Dan Meehan, John Hollinrake, Steve Dow and Roger Nason of the Company A, 12th New Hampshire Infantry Regiment, load and fire their weapons. (Jeff Ferland) (click for larger version)
July 11, 2012
Gilford's summer long Bicentennial celebration continued Saturday, July 7 with a look back at life in Gilford during the Civil War, complete with reenactors from the Twelfth NH Regiment, remarks from a soldier's mother, and a visit from then-President Abraham Lincoln.

The day began with the Company A, Twelfth New Hampshire Infantry Regiment setting up a recruiting camp in the Village Field.
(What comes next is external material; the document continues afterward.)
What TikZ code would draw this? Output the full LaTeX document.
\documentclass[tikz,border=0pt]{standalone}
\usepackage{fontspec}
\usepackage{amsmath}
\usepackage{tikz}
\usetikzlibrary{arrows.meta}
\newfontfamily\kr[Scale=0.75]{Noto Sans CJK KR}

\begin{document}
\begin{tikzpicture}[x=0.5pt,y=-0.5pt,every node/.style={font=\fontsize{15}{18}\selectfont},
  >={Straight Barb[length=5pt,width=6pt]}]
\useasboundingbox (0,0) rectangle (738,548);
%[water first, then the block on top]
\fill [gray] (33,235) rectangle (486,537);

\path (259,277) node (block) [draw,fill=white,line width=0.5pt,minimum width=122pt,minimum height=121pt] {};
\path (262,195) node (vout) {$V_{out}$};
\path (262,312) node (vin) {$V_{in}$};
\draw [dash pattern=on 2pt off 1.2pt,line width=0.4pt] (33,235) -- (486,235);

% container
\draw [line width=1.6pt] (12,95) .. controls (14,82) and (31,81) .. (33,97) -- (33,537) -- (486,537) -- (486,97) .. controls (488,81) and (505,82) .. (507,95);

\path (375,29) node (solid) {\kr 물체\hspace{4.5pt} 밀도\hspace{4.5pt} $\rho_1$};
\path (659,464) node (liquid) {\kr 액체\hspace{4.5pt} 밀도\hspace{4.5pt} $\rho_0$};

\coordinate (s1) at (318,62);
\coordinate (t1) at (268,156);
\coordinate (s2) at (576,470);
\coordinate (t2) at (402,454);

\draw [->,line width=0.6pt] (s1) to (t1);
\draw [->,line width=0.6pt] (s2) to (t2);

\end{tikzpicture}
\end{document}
Dan Meehan said the Company was in its 11th year, and typically give presentation to schools and historical societies and a large annual living history event in New Durum in October, which is now in its 10th year.

Meehan said the troops in Company A would have just returned from the battle of Antietam, where they suffered heavy losses, and would have needed to recruit more men for the regiment.
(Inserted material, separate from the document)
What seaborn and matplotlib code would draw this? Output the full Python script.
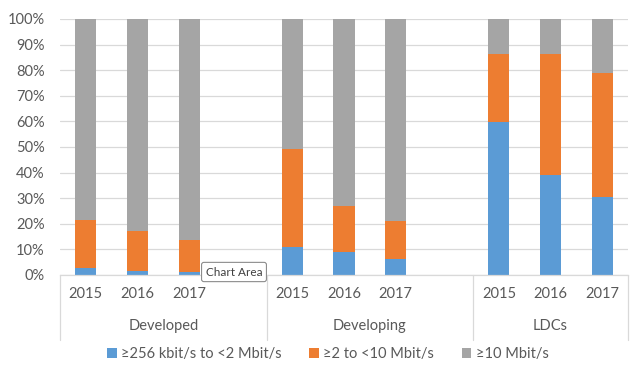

Meehan and his three fellow soldiers suited up in their full gear and fired off several shots from their muzzle loading guns using old-style paper cartridges; of course without the minie ball.
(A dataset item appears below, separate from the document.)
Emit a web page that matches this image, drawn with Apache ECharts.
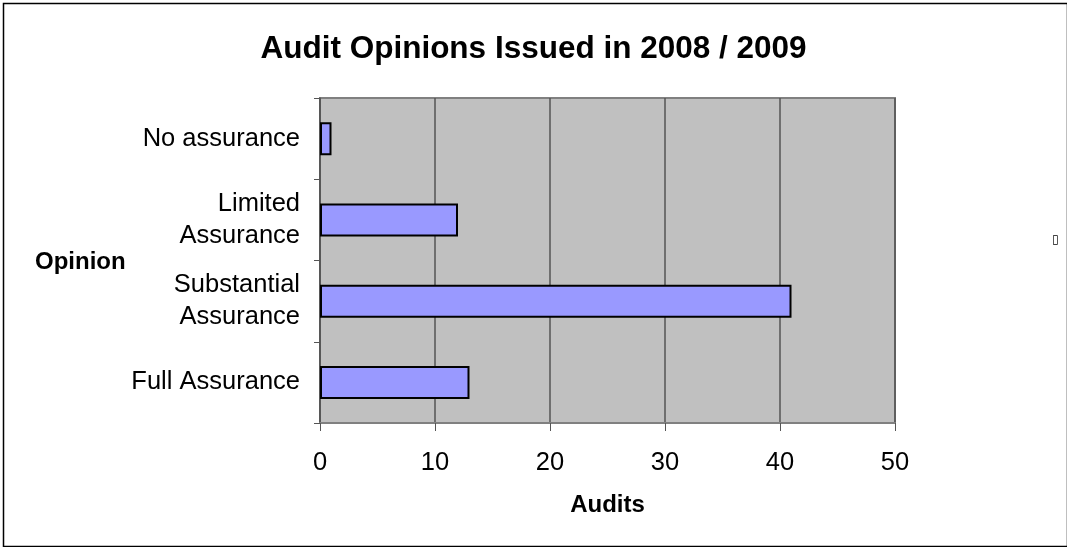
<!DOCTYPE html>
<html><head><meta charset="utf-8">
<script src="https://cdn.jsdelivr.net/npm/echarts@6/dist/echarts.min.js"></script>
<style>html,body{margin:0;padding:0;background:#fff}#c{width:1067px;height:547px}</style>
</head><body><div id="c"></div>
<script>
const categories = ['Full Assurance', 'Substantial\nAssurance', 'Limited\nAssurance', 'No assurance'];
const audits = [13, 41, 12, 1];
const xTicks = [0, 10, 20, 30, 40, 50];

const chart = echarts.init(document.getElementById('c'), null, {renderer: 'canvas'});
const F = 'Liberation Sans, Arial, sans-serif';
chart.setOption({
  animation: false,
  backgroundColor: '#fff',
  title: {
    text: 'Audit Opinions Issued in 2008 / 2009',
    left: 'center', top: 28,
    textStyle: {fontFamily: F, fontSize: 31.5, fontWeight: 'bold', color: '#000'}
  },
  grid: {left: 320, right: 172, top: 98, bottom: 124, show: true, backgroundColor: '#c0c0c0', borderColor: '#808080', borderWidth: 2},
  xAxis: {
    type: 'value', min: xTicks[0], max: xTicks[xTicks.length - 1], interval: 10,
    name: 'Audits', nameLocation: 'middle', nameGap: 70,
    nameTextStyle: {fontFamily: F, fontSize: 24, fontWeight: 'bold', color: '#000'},
    axisLine: {show: true, lineStyle: {color: '#808080', width: 2}},
    axisTick: {show: true, length: 8, lineStyle: {color: '#555'}},
    axisLabel: {fontFamily: F, fontSize: 25.5, color: '#000', margin: 27},
    splitLine: {show: true, lineStyle: {color: '#555', width: 1.5}}
  },
  yAxis: {
    type: 'category', data: categories,
    axisLine: {show: true, lineStyle: {color: '#555', width: 1.5}},
    axisTick: {show: true, length: 6, lineStyle: {color: '#555'}},
    axisLabel: {fontFamily: F, fontSize: 25.5, color: '#000', margin: 20, lineHeight: 32, align: 'right'},
    splitLine: {show: false}
  },
  series: [{
    type: 'bar', data: audits, barWidth: 33,
    itemStyle: {color: '#9999ff', borderColor: '#000', borderWidth: 2}
  }],
  graphic: [
    {type: 'rect', left: 1, top: 1, shape: {width: 1064, height: 543}, style: {fill: 'none', stroke: '#000', lineWidth: 1.5}, silent: true},
    {type: 'text', left: 35, top: 250, style: {text: 'Opinion', font: 'bold 24px ' + F, fill: '#000'}},
    {type: 'text', left: 1052, top: 234, style: {text: '▯', font: '12px DejaVu Sans', fill: '#000'}}
  ]
});
</script></body></html>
Kathy Lacroix, Bicentennial Committee member and Civil War Day head coordinator, said the committee booked their guests through the New Hampshire Humanities Council, which provides grants for these programs.

Company A illustrated some of the issues associated with weapons at the time, as some of the primer caps failed to ignite the powder and set off the charge as they fired across the Village Field.

Also, to start off the day, Sarah and Dean Anderson presented a display of old toys from the era. According to Lacroix, more adults were interested in the toys than children as some might had seen similar toys in their childhood.

The Bicentennial Committee also invited Steve Wood, as Abraham Lincoln, and his wife Sharon Wood, who presented sentiments from a soldier's mother. They presented their first-person historical view with Sharon speaking earlier in the afternoon from the perspective of a 19th Century mother whose son joined a local regiment and went off to fight in the Civil War.

Steve Wood, as Lincoln, spoke later in the afternoon at the Union Meeting House about his visit to NH in 1860 to see his son, Robert, at Phillips Exeter academy.

During this trip, Wood said Lincoln gave a speech in New York, and had such a good turnout that he was invited to speak in several other locations around New England. Wood said this helped launch his presidential campaign.

Wood said he gave his first presentation in 1995, and began doing them steadily around the year 2000.

Lacroix said the Thompson-Ames Historical Society hosted Wood once before and had a great reaction, and decided to invite him again to help celebrate the Bicentennial. She was pleased to see a full house for each presentation with standing-room-only for Lincoln's address.

The Gilford Firefighter Relief Association hosted a BBQ lunch to help raise funds and feed hungry guests as they enjoyed the Civil War day sights.

Later in the afternoon, the New Hampshire Twelfth Regiment band played their period authentic instruments at the Village Bandstand to conclude the day.

According to Lacroix, the idea for Civil War Day came about during one Bicentennial Committee meeting after she learned that they could book Steve Wood through the NH Humanities Council.

Lacroix said she was pleased with the turnout and thankful for the good weather.

The Bicentennial celebration continues Saturday, July 21 with the Gravestones Come to Life cemetery walk at Pine Grove Cemetery from 4 to 6 p.m.